On his way home he stopped in Manila where some initial inquiries were made about a Purple Heart. "But I was shipped out. When I got home and found out I was being discharged, the people at Jefferson Barracks said getting the Purple Heart would be like finding a needle in a haystack."

Dohogne didn't think about the medal again, until he and a friend were reminiscing about World War II last year.

"I made some comments about what happened. He went home and told his boss." His boss was a friend of U.S. Rep. G.V. "Sonny" Montgomery of Mississippi, who is chairman of the veteran's affairs committee.
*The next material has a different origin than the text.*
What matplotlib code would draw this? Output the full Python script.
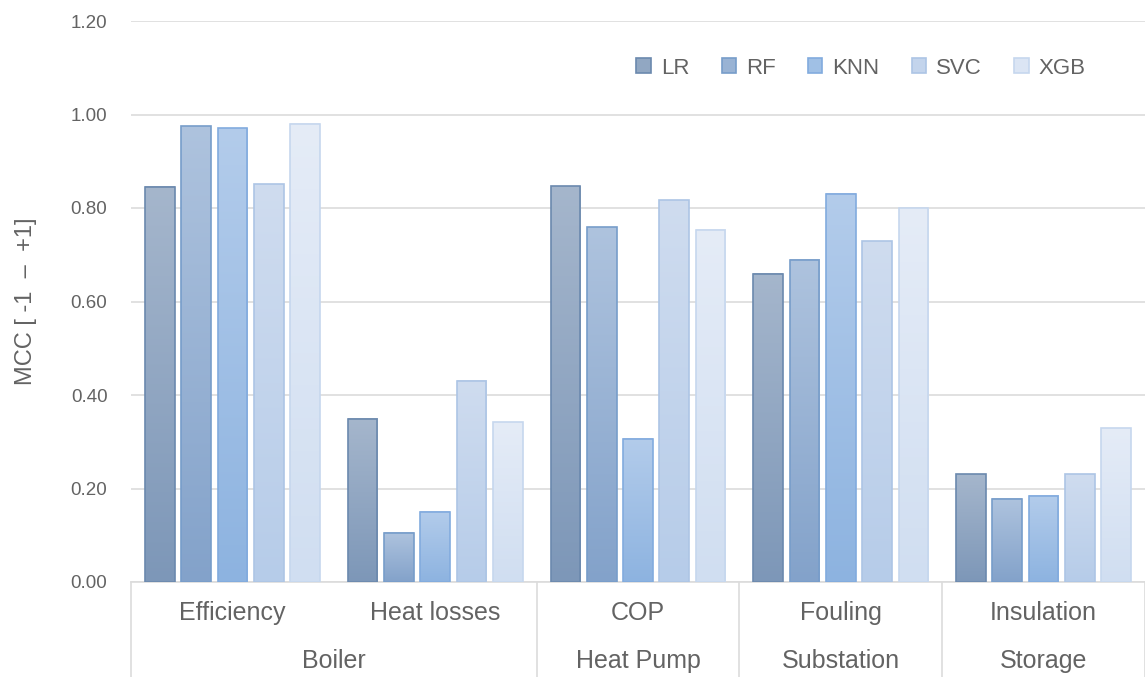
import numpy as np
import matplotlib
matplotlib.use('Agg')
import matplotlib.pyplot as plt
import matplotlib.transforms as mtransforms
from matplotlib.colors import LinearSegmentedColormap

# data
categories = ['Efficiency', 'Heat losses', 'COP', 'Fouling', 'Insulation']
groups = ['Boiler', 'Heat Pump', 'Substation', 'Storage']
group_sizes = [2, 1, 1, 1]
models = ['LR', 'RF', 'KNN', 'SVC', 'XGB']
mcc_lr = [0.845, 0.349, 0.847, 0.659, 0.230]
mcc_rf = [0.975, 0.105, 0.759, 0.689, 0.178]
mcc_knn = [0.971, 0.150, 0.306, 0.830, 0.184]
mcc_svc = [0.851, 0.430, 0.817, 0.729, 0.231]
mcc_xgb = [0.980, 0.342, 0.753, 0.800, 0.329]
yticks = [0.0, 0.2, 0.4, 0.6, 0.8, 1.0, 1.2]

# (bottom, top, edge) colours of the gradient fills
styles = [
    ('#7d97b8', '#a5b6cc', '#6b89ae'),
    ('#83a2ca', '#aec3de', '#779dca'),
    ('#8db3e0', '#b3cceb', '#82abde'),
    ('#b6cce9', '#cfdcef', '#adc5e5'),
    ('#d0def1', '#e5ecf7', '#c6d7ee'),
]

TXT = '#636363'
GRID = '#dcdcdc'
plt.rcParams['font.family'] = ['Liberation Sans', 'DejaVu Sans']

fig = plt.figure(figsize=(11.45, 6.77), dpi=100)
ax = fig.add_axes([131 / 1145, 95 / 677, 1014 / 1145, 561 / 677])

series = [mcc_lr, mcc_rf, mcc_knn, mcc_svc, mcc_xgb]
x = np.arange(len(categories))
step = 0.179
width = 0.146
containers = []
for i, (vals, (c0, c1, ce)) in enumerate(zip(series, styles)):
    mid = tuple((np.array(matplotlib.colors.to_rgb(c0)) + np.array(matplotlib.colors.to_rgb(c1))) / 2)
    bars = ax.bar(x + (i - 2) * step, vals, width, color=mid, edgecolor=ce,
                  linewidth=1.2, label=models[i], zorder=3)
    containers.append(bars)
    cmap = LinearSegmentedColormap.from_list('g%d' % i, [c0, c1])
    grad = np.linspace(0, 1, 256).reshape(-1, 1)
    for p in bars.patches:
        x0, y0 = p.get_x(), p.get_y()
        ax.imshow(grad, cmap=cmap, origin='lower', aspect='auto', zorder=3.5,
                  extent=[x0, x0 + p.get_width(), y0, y0 + p.get_height()])

leg = ax.legend(ncol=5, loc='center', bbox_to_anchor=(0.72, 0.916), frameon=False,
                fontsize=16, handlelength=0.65, handleheight=0.65, handletextpad=0.45,
                columnspacing=1.45, labelcolor=TXT)

# outline on top of gradient
for bars in containers:
    for p in bars.patches:
        p.set_facecolor('none')
        p.set_zorder(4)

ax.set_xlim(-0.5, len(categories) - 0.5)
ax.set_ylim(0, 1.2)
ax.set_yticks(yticks, ['%.2f' % v for v in yticks])
ax.tick_params(axis='y', length=0, pad=17, labelsize=13.5, labelcolor=TXT)
ax.yaxis.grid(True, color=GRID, linewidth=1.2)
ax.set_axisbelow(True)
for s in ['left', 'right', 'top']:
    ax.spines[s].set_visible(False)
ax.spines['bottom'].set_color(GRID)
ax.spines['bottom'].set_linewidth(1.2)

ax.set_xticks(x, categories)
ax.tick_params(axis='x', length=0, pad=14, labelsize=18, labelcolor=TXT)

ax.set_ylabel('MCC [ -1  \u2013  +1]', fontsize=17, color=TXT)
ax.yaxis.set_label_coords(-0.093, 0.5)

# outer category level
trans = mtransforms.blended_transform_factory(ax.transData, ax.transAxes)
start = -0.5
ax.plot([start, start], [0, -0.2], transform=trans, color=GRID, lw=1.2, clip_on=False)
for g, n in zip(groups, group_sizes):
    end = start + n
    ax.text((start + end) / 2, -79 / 561, g, transform=trans, ha='center', va='center',
            fontsize=18, color=TXT)
    ax.plot([end, end], [0, -0.2], transform=trans, color=GRID, lw=1.2, clip_on=False)
    start = end

fig.savefig('out.png', dpi=100)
"Several days later I came home and my wife was going through my military file. She told me someone in Washington was trying to get me the Purple Heart."

That started Dohogne's year-long quest to secure the medal.
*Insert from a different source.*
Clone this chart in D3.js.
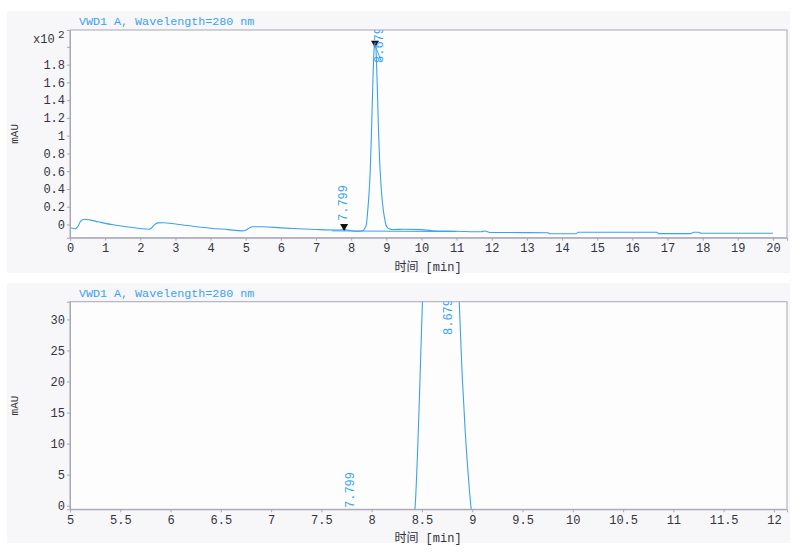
<!DOCTYPE html>
<html><head><meta charset="utf-8">
<script src="https://cdn.jsdelivr.net/npm/d3@7"></script>
<style>html,body{margin:0;padding:0;background:#fff;}svg{display:block;}</style>
</head><body>
<svg id="chart" width="811" height="556"></svg>
<script>
// ---------- DATA ----------
const titleText = "VWD1 A, Wavelength=280 nm";
const xLabelText = "时间 [min]";
const yLabelText = "mAU";
// chromatogram trace (time in min, signal in mAU)
const times = [0.00,0.08,0.15,0.22,0.30,0.40,0.55,0.80,1.00,1.30,1.60,2.00,2.25,2.32,2.40,2.50,2.65,3.00,3.50,4.00,4.50,4.90,5.00,5.10,5.20,5.50,6.00,6.50,7.00,7.50,7.75,7.80,7.85,8.00,8.20,8.30,8.36,8.40,8.43,8.47,8.505,8.54,8.575,8.61,8.64,8.66,8.679,8.70,8.72,8.75,8.78,8.81,8.84,8.87,8.90,8.93,8.96,8.99,9.03,9.10,9.20,9.50,10.00,10.30,11.00,11.70,11.80,11.95,13.00,13.60,13.65,14.40,14.45,16.70,16.75,17.65,17.75,17.90,17.95,20.00];
const signal = [-3.6,-4.2,-5.0,-2.5,3.5,5.8,5.2,3.0,1.2,-0.8,-2.6,-4.6,-5.4,-4.0,-0.5,1.8,2.0,0.5,-2.0,-4.2,-5.8,-7.2,-6.5,-4.0,-2.6,-2.5,-3.8,-4.8,-5.6,-6.2,-6.0,-5.6,-6.0,-7.0,-7.6,-7.4,-6.0,-3.5,-0.6,15,33,58,100,150,188,202,206,201,184,145,103,72,50,33,21,12,5,-0.6,-3.5,-5.0,-5.6,-5.4,-5.8,-7.0,-7.6,-8.2,-7.4,-9.0,-9.2,-9.4,-10.4,-10.4,-8.8,-8.8,-10.3,-10.3,-8.8,-8.8,-9.9,-9.9];
// integration baseline
const baseTimes = [7.45, 11.0];
const baseValues = [-7.2, -8.0];
// detected peaks
const peakTimes = [7.799, 8.679];
const peakLabels = ["7.799", "8.679"];
const peakMarkerValues = [-6.2, 200];
// axes
const topXDomain = [0, 20.4];
const topYDomain = [-14.9, 219];
const topXTicks = [0,1,2,3,4,5,6,7,8,9,10,11,12,13,14,15,16,17,18,19,20];
const topYTicks = [0,20,40,60,80,100,120,140,160,180,200];
const topYTickLabels = ["0","0.2","0.4","0.6","0.8","1","1.2","1.4","1.6","1.8",""];
const botXDomain = [5, 12.13];
const botYDomain = [-0.58, 32.85];
const botXTicks = [5,5.5,6,6.5,7,7.5,8,8.5,9,9.5,10,10.5,11,11.5,12];
const botXTickLabels = ["5","5.5","6","6.5","7","7.5","8","8.5","9","9.5","10","10.5","11","11.5","12"];
const botYTicks = [0,5,10,15,20,25,30];

// ---------- STYLE ----------
const lineColor = "#3aa2f2";
const axisColor = "#a7a7b9";
const textColor = "#333340";
const font = "'Liberation Mono','Noto Sans CJK SC',monospace";

const svg = d3.select("#chart");
const trace = times.map((t,i)=>({t, v: signal[i]}));
const base = baseTimes.map((t,i)=>({t, v: baseValues[i]}));

function panel(cfg){
  const g = svg.append("g");
  g.append("rect").attr("x",7).attr("y",cfg.bgTop).attr("width",783).attr("height",cfg.bgH).attr("fill","#f7f7f9");
  const x = d3.scaleLinear().domain(cfg.xDomain).range([70,787]);
  const y = d3.scaleLinear().domain(cfg.yDomain).range([cfg.bottom, cfg.top]);
  g.append("rect").attr("x",70).attr("y",cfg.top).attr("width",717).attr("height",cfg.bottom-cfg.top)
    .attr("fill","#fdfdfd").attr("stroke",axisColor).attr("stroke-width",1);
  const clipId = "clip"+cfg.id;
  svg.append("clipPath").attr("id",clipId).append("rect")
    .attr("x",70).attr("y",cfg.top).attr("width",717).attr("height",cfg.bottom-cfg.top);
  const plot = g.append("g").attr("clip-path",`url(#${clipId})`);
  const line = d3.line().x(d=>x(d.t)).y(d=>y(d.v)).curve(d3.curveMonotoneX);
  plot.append("path").datum(base).attr("d",d3.line().x(d=>x(d.t)).y(d=>y(d.v))).attr("fill","none").attr("stroke",lineColor).attr("stroke-width",1);
  plot.append("path").datum(trace).attr("d",line).attr("fill","none").attr("stroke",lineColor).attr("stroke-width",1.1);
  // markers
  if(cfg.markers){
    peakTimes.forEach((t,i)=>{
      const px = x(t), py = y(peakMarkerValues[i]);
      plot.append("path").attr("d",`M${px-4},${py-6}L${px+4},${py-6}L${px},${py+1}Z`).attr("fill","#111");
    });
    plot.append("line").attr("x1",x(peakTimes[1])).attr("y1",y(peakMarkerValues[1])-2)
      .attr("x2",x(peakTimes[1])+6).attr("y2",y(peakMarkerValues[1])+14).attr("stroke",lineColor).attr("stroke-width",1);
  }
  // peak labels
  cfg.labels.forEach(L=>{
    plot.append("text").attr("transform",`translate(${x(peakTimes[L.i])+L.dx},${L.y}) rotate(-90)`)
      .attr("dominant-baseline","central").attr("fill",lineColor)
      .style("font-family",font).style("font-size","12px").text(peakLabels[L.i]);
  });
  // axes
  const xAxis = d3.axisBottom(x).tickValues(cfg.xTicks).tickSize(3).tickPadding(3)
    .tickFormat((d,i)=>cfg.xTickLabels ? cfg.xTickLabels[i] : String(d));
  const gx = g.append("g").attr("transform",`translate(0,${cfg.bottom})`).call(xAxis);
  const yAxis = d3.axisLeft(y).tickValues(cfg.yTicks).tickSize(3).tickPadding(2)
    .tickFormat((d,i)=>cfg.yTickLabels ? cfg.yTickLabels[i] : String(d));
  const gy = g.append("g").attr("transform","translate(70,0)").call(yAxis);
  [gx,gy].forEach(a=>{
    a.select(".domain").attr("stroke",axisColor);
    a.selectAll(".tick line").attr("stroke",axisColor);
    a.selectAll(".tick text").attr("fill",textColor).style("font-family",font).style("font-size","12px");
  });
  // title
  g.append("text").attr("x",79).attr("y",cfg.top-5).attr("fill",lineColor)
    .style("font-family",font).style("font-size","11.7px").text(titleText);
  // x label
  g.append("text").attr("x",428).attr("y",cfg.bottom+33).attr("text-anchor","middle").attr("fill",textColor)
    .style("font-family",font).style("font-size","12px").text(xLabelText);
  // y label
  g.append("text").attr("transform",`translate(15,${(cfg.top+cfg.bottom)/2}) rotate(-90)`)
    .attr("text-anchor","middle").attr("dominant-baseline","central").attr("fill",textColor)
    .style("font-family",font).style("font-size","11px").text(yLabelText);
  return {x,y,g};
}

const p1 = panel({id:1, bgTop:11, bgH:262, top:30, bottom:237.7, xDomain:topXDomain, yDomain:topYDomain,
  xTicks:topXTicks, yTicks:topYTicks, yTickLabels:topYTickLabels, markers:true,
  labels:[{i:0, dx:0, y:221}, {i:1, dx:5, y:63}]});
// exponent label
p1.g.append("text").attr("x",33).attr("y",43).attr("fill",textColor)
  .style("font-family",font).style("font-size","12px").text("x10");
p1.g.append("text").attr("x",58).attr("y",38).attr("fill",textColor)
  .style("font-family",font).style("font-size","11px").text("2");

panel({id:2, bgTop:283, bgH:260, top:301.7, bottom:509.3, xDomain:botXDomain, yDomain:botYDomain,
  xTicks:botXTicks, xTickLabels:botXTickLabels, yTicks:botYTicks, markers:false,
  labels:[{i:0, dx:0, y:508}, {i:1, dx:9, y:335}]});
</script>
</body></html>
"I had given up on it," Dohogne said. "I hadn't even thought about it. But when this fellow goes to bat for me, goes to all this trouble, I felt it would be ungrateful if I didn't follow through."

In October, the Purple Heart board in San Antonio, Texas, notified Dohogne he would be receiving the medal.

"They gave me an option of receiving it in the mail or accepting it at a ceremony at Eaker Air Force Base. I decided to accept it at the ceremony."

Dohogne was born in Kelso and was raised in Cape Girardeau where he attended St. Vincent's Grade School and St. Mary's High School. He also worked at Gamble Store here before entering the military and after he returned before moving to Ottowa, Ill. and then to Paragould, Ark. He retired a year ago.